I wanted to ask you however, what would be the best way to get in contact with you? I understand you are a busy guy, and I know this isn’t the best place but I just wanted to get your attention somehow.

I noticed you made volumetric lighting for Minecraft and it inspired me to do the same for Unity. I have the “airlight” and inscatter part of it almost complete, the part I might have needed to ask for help is the raymarching part. But anyways, I’m just really hoping we can briefly chat somehow and have nice discussions about shaders :slight_smile:

Woa, looks really good!

I have a few questions/hints:

  • The website link you put in the description of the asset (asset store) points to a site that is currently down, so I was desperately looking for a contact email, or a link to this page (that I only found by googling it).
    I suppose other people may be interested as well in having a direct link to this thread easily reachable from the asset store, or a direct email to send private questions/clarifications to.

  • The asset doesn’t specify if it requires Unity Pro. I suppose it does, but many are going to make you this question if you don’t clearly specify so.

  • Does it work with HDR on, off, or both? (I suppose HDR on only) In which color space (Linear, Gamma)?

  • How does it perform in outdoor enviroments? Could you please add another demo with a simple outdoor scenery (terrain, grass, sun, trees) to better evaluate the product?
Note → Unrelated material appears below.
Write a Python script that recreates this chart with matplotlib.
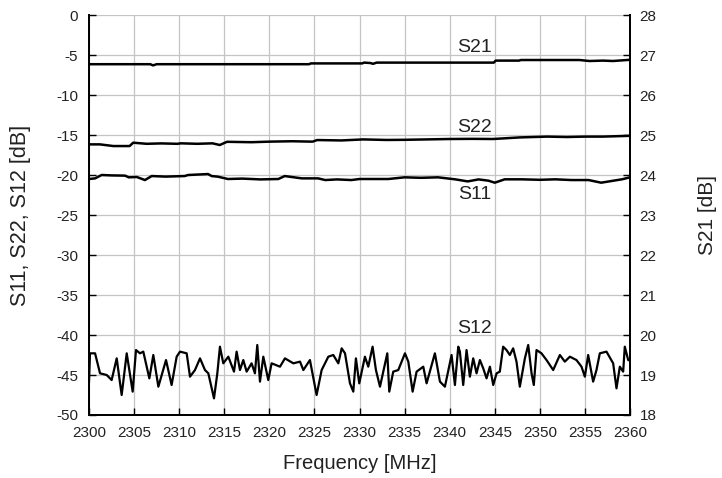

  • Are you going to add more functionality to this asset to include lens flares (or sort of lens flares)? Some other plugins around do mix lens dirt with lens flares, obtaining a smooth mix of both (lens flare distorted or spread within the dirt, eg: GlareFX)
    I’m talking in particular about other types of bloom, such as the included one in Unity Pro, which does “ghosting” or “streaks”. Do you have any plans to add your version of them?

  • For some reason I see this plugin getting along well with HDR, lens glare and Tone Mapping - Are you considering to mix these effects altogether in some more advanced filter (maybe a separate one in the same asset, so that people can choose functionalities over speed)?

  • Are you going to provide support to the asset at least to Unity version 5?

  • I still haven’t bought the asset, but judging by the fact it’s your first asset in the store: could you please promise us you’ll be developing more Post Process FX at this quality level (while still keeping some love for this first one)? :smile:
    (like, neat looking, fast, volumetric, maybe directional, light shafts? SSAO Variants? hint hint)

Thanks for your time :wink:

Just to let you know at present this doesn’t appear to work correctly with mobile. In opengles 2 it doesn’t error compiling but just displays a black screen,

If compiled to opengles 3 it works but constantly flickers between a black screen and displaying the correct colours. It also appears to be darker than it should and the screen goes completely black in the example scene when the pulsing light are quite dark. Are you using a linear function that the mobile devices don’t like or something ? If so you should create a separate mobile shader and emulate the linear lighting functions in the same way go linear does to make it compatible.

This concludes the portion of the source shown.